By this stage, Andy and Mark had left us for their respective planes home, leaving Mark, Phil, Nicktor and me to carry on. Mark kept promising we’d get a taxi back to Edinburgh but I think his idea was to get one as soon as he was too drunk to organise it. This took a while.
And he did manage to get very drunk, as did the other two, making me the only one sober enough to be sensible (an odd feeling). I told them that I was clearly the Designated Adult, which made them laugh as much as you can when you’re off your face, at something that’s not really THAT funny.
Anyway, long story short, we managed to get a taxi which dropped Mark off at his place then used her sat-nav to get us to Waverley Station because none of us had any idea where we were.

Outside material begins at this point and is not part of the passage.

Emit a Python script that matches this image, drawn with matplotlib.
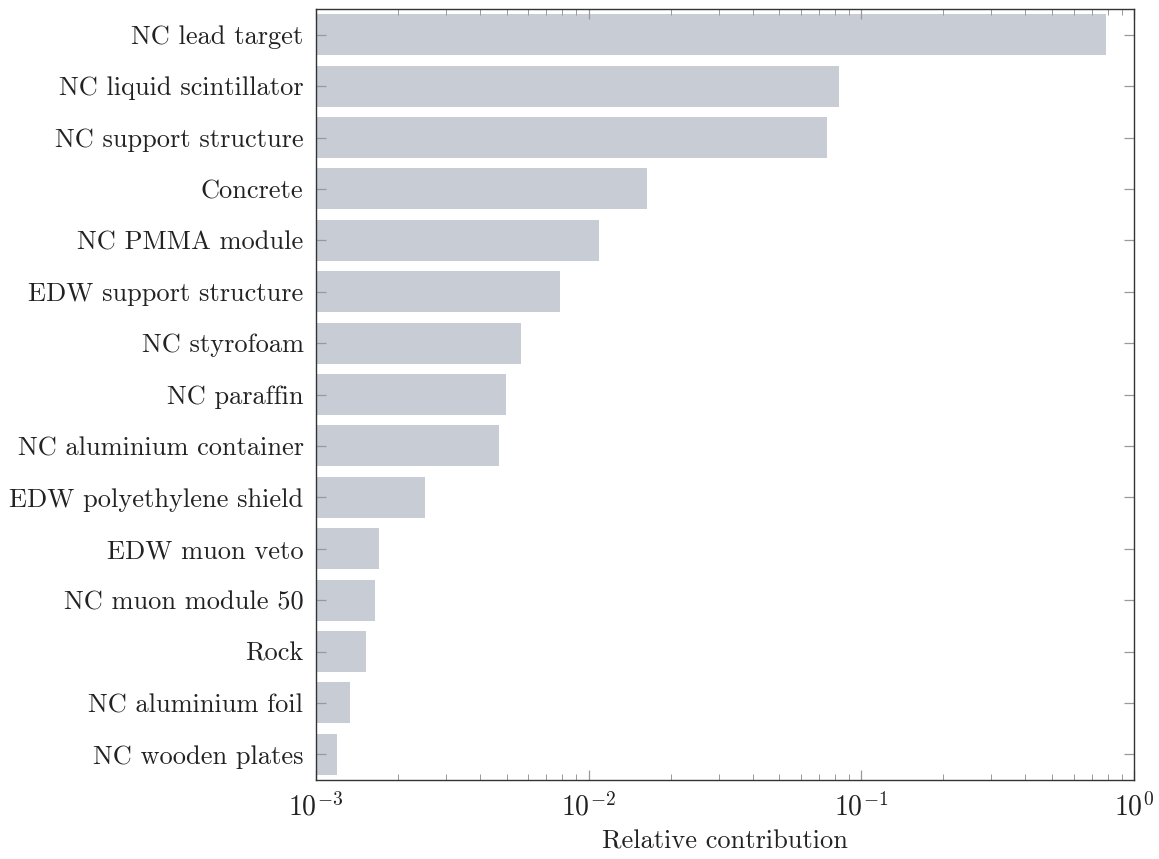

There was one worrying moment when, at a set of traffic lights, Nicktor suddenly announced that he had to leave the cab. He staggered over to the side of a building dropping off his kebab (that he’d foolishly purchased in Dunfermline and nursed all the way in the cab), looking like he was going to throw up. Meanwhile, in the cab, we were being honked at by everyone behind us.
The taxi driver asked if we should just leave him but, tempted as I was, I convinced her to wait. Nicktor returned (minus foul smelling kebab) and we continued our journey without further mishap.
At the beginning of the day, Nicktor said he didn’t want to have another night out that lasted till 1am…we walked into the hotel a few minutes before, so I guess that was alright.